The New Trend in Immigrant Living Conditions

When people think of old immigrants coming to America, they consider the Irish, English, German, and Dutch, escaping political unrest, famine, and religious persecution in hopes of a better life.  However, after the publication of Jacob Riis’ photo journal How the Other Half Lives, this notion of a better life in America was reevaluated.  Immigrants had no “access to steam heat, hot running water, and private toilets” (Foner 43), and twenty-five percent of them slept in a room with five or more other people.  Today’s newcomers endure similar housing conditions, living in crowded illegal rooms with no sink or toilet (60).  Nancy Foner rigorously examines these similar living conditions in Chapter Two of From Ellis Island to JFK, but she also uncovers a new trend in immigrant living conditions.  One of the most interesting aspects of this week’s reading was that “today’s arrivals [are] diverse in terms of class, but they [also] come from countries all over the globe” (37).  Moreover, “a number of immigrants today have the means to move into the kind of bedroom communities most Americans associate with middle-class suburbia” (55).  How has this new trend come about?  Will it help dispel the negative view natives have towards newcomers?
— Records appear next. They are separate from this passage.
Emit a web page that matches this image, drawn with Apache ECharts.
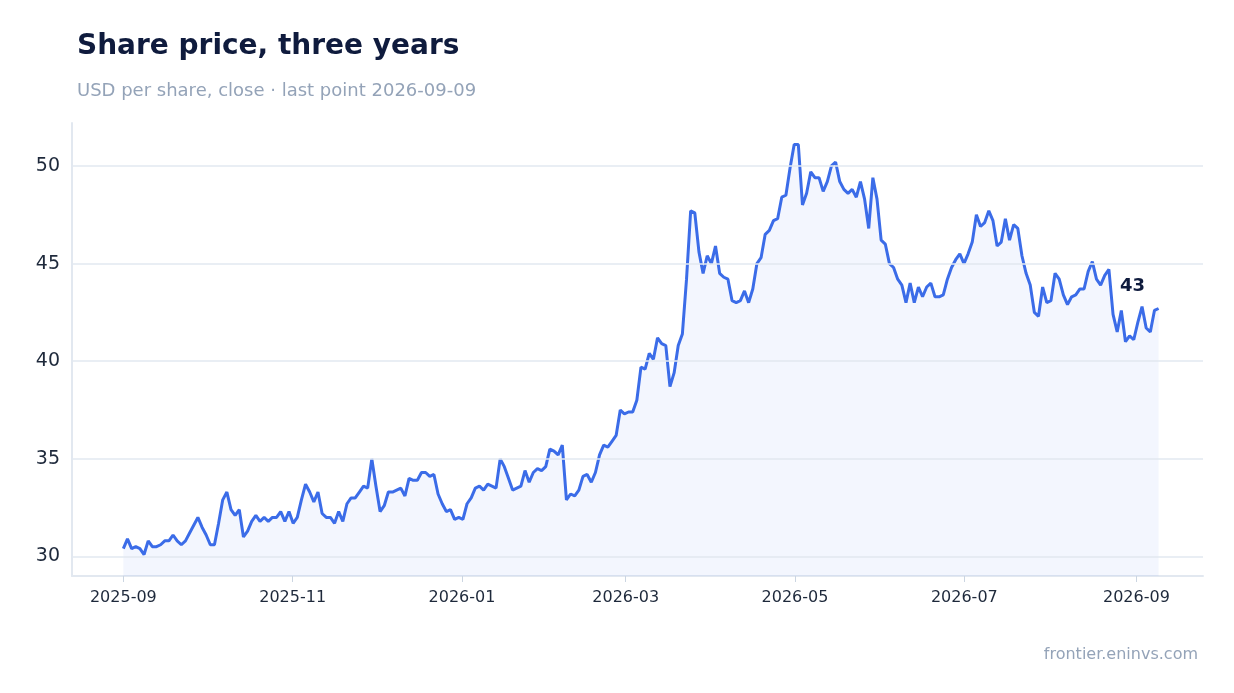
<!DOCTYPE html>
<html><head><meta charset="utf-8">
<script src="https://cdn.jsdelivr.net/npm/echarts@6/dist/echarts.min.js"></script>
<style>html,body{margin:0;background:#fff}#c{width:1234px;height:693px}</style>
</head><body><div id="c"></div>
<script>
const startDate = '2025-09-01';
const endDate = '2026-09-09';
const tickLabels = ['2025-09-01','2025-11-01','2026-01-01','2026-03-01','2026-05-01','2026-07-01','2026-09-01'];
const prices = [
30.4,30.9,30.4,30.5,30.4,30.1,30.8,30.5,30.5,30.6,30.8,30.8,31.1,30.8,30.6,30.8,31.2,31.6,32.0,31.5,31.1,30.6,
30.6,31.7,32.9,33.3,32.4,32.1,32.4,31.0,31.3,31.8,32.1,31.8,32.0,31.8,32.0,32.0,32.3,31.8,32.3,31.7,32.0,32.9,33.7,
33.3,32.8,33.3,32.2,32.0,32.0,31.7,32.3,31.8,32.7,33.0,33.0,33.3,33.6,33.5,35.0,33.6,32.3,32.6,33.3,33.3,
33.4,33.5,33.1,34.0,33.9,33.9,34.3,34.3,34.1,34.2,33.2,32.7,32.3,32.4,31.9,32.0,31.9,32.7,33.0,33.5,33.6,33.4,
33.7,33.6,33.5,35.0,34.6,34.0,33.4,33.5,33.6,34.4,33.8,34.3,34.5,34.4,34.6,35.5,35.4,35.2,35.7,32.9,33.2,33.1,
33.4,34.1,34.2,33.8,34.3,35.2,35.7,35.6,35.9,36.2,37.5,37.3,37.4,37.4,38.0,39.7,39.6,40.4,40.1,41.2,
40.9,40.8,38.7,39.4,40.8,41.4,44.2,47.7,47.6,45.6,44.5,45.4,45.0,45.9,44.5,44.3,44.2,43.1,43.0,43.1,43.6,43.0,
43.7,45.0,45.3,46.5,46.7,47.2,47.3,48.4,48.5,49.9,51.1,51.1,48.0,48.6,49.7,49.4,49.4,48.7,49.2,50.0,50.2,49.2,
48.8,48.6,48.8,48.4,49.2,48.3,46.8,49.4,48.3,46.2,46.0,45.0,44.8,44.2,43.9,43.0,44.0,43.0,43.8,43.3,43.8,
44.0,43.3,43.3,43.4,44.2,44.8,45.2,45.5,45.0,45.5,46.1,47.5,46.9,47.1,47.7,47.2,45.9,46.1,47.3,46.2,47.0,46.8,
45.4,44.5,43.9,42.5,42.3,43.8,43.0,43.1,44.5,44.2,43.4,42.9,43.3,43.4,43.7,43.7,44.6,45.1,44.2,43.9,44.4,44.7,42.4,
41.5,42.6,41.0,41.3,41.1,42.0,42.8,41.7,41.5,42.6,42.7
];
const gridValues = [30,35,40,45,50];

const t0 = Date.parse(startDate+'T00:00:00Z'), t1 = Date.parse(endDate+'T00:00:00Z');
const step = (t1 - t0) / (prices.length - 1);
const data = prices.map((v,i)=>[t0 + i*step, v]);
const last = data.length - 1;
const tickVals = tickLabels.map(d=>Date.parse(d+'T00:00:00Z'));
const fmt = v => { const d=new Date(v); return d.getUTCFullYear()+'-'+String(d.getUTCMonth()+1).padStart(2,'0'); };
const chart = echarts.init(document.getElementById('c'));
const font = 'DejaVu Sans';
chart.setOption({
  animation:false,
  textStyle:{fontFamily:font},
  title:[
    {text:'Share price, three years',left:72,top:28,textStyle:{fontSize:28,fontWeight:'bold',color:'#0f1b3d',fontFamily:font}},
    {text:'USD per share, close · last point 2026-09-09',left:72,top:77,textStyle:{fontSize:18,fontWeight:'normal',color:'#94a3b8',fontFamily:font}},
    {text:'frontier.eninvs.com',right:31,top:642,textStyle:{fontSize:16,fontWeight:'normal',color:'#94a3b8',fontFamily:font}}
  ],
  grid:{left:72,right:31,top:123,bottom:117},
  xAxis:{type:'value',min:Date.parse('2025-08-13T12:00:00Z'),max:Date.parse('2026-09-25T00:00:00Z'),
    axisLine:{show:true,lineStyle:{color:'#e2e8f0',width:2}},
    axisTick:{show:true,customValues:tickVals,length:6,lineStyle:{color:'#cbd5e1'}},
    axisLabel:{customValues:tickVals,formatter:fmt,fontSize:16,color:'#1e293b',margin:14},
    splitLine:{show:false}},
  yAxis:{type:'value',min:29,max:52.2,
    axisLine:{show:true,lineStyle:{color:'#e2e8f0',width:2}},
    axisTick:{show:false},splitLine:{show:false},
    axisLabel:{customValues:gridValues,fontSize:19,color:'#1e293b',margin:12}},
  series:[{type:'line',data:data,showSymbol:false,symbol:'none',
    lineStyle:{color:'#3b6ce8',width:3},
    areaStyle:{color:'rgba(59,108,232,0.09)'},
    markLine:{silent:true,symbol:'none',label:{show:false},lineStyle:{color:'#e2e8f0',type:'solid',width:1.5},
      data:gridValues.map(v=>({yAxis:v}))},
    markPoint:{symbol:'circle',symbolSize:1,itemStyle:{color:'transparent'},data:[{coord:data[last],value:Math.round(prices[last]),
      label:{show:true,formatter:'{c}',offset:[-26,-22],fontSize:18,fontWeight:'bold',color:'#0f1b3d'}}]}
  }]
});
</script></body></html>
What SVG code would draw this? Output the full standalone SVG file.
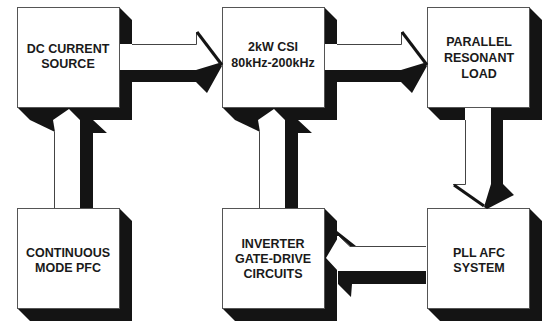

Today’s immigrants—like those who came before them—live “near friends, relatives, and compatriots who speak the same language, share the same customs, and help them find housing and work and to learn the ropes in New York” (39).  The only difference is that today’s immigrants have more established liaisons, with higher-paying jobs, American-born children, and more connections.  That is why suburbia is often a “first stop for immigrants rather than their eventual destination” (55), giving many neighborhoods a “distinct ethnic flavor” (67).  Furthermore, today’s immigrants arrive with advanced degrees and a reasonable amount of money.  This enables them to “settle in predominately white suburbs that are more affluent and generally safer” (56) than the tenements in which immigrants of the previous century were known to reside.  However, will this new housing trend help oust the view natives have towards newcomers?  Unfortunately, I doubt it.  Since these new immigrants are now arriving with degrees and startup money, they are able to compete for the same jobs as their native middle-class counterparts, instead of being trapped in the menial jobs that immigrants in Jacob Riis’ era were forced to take.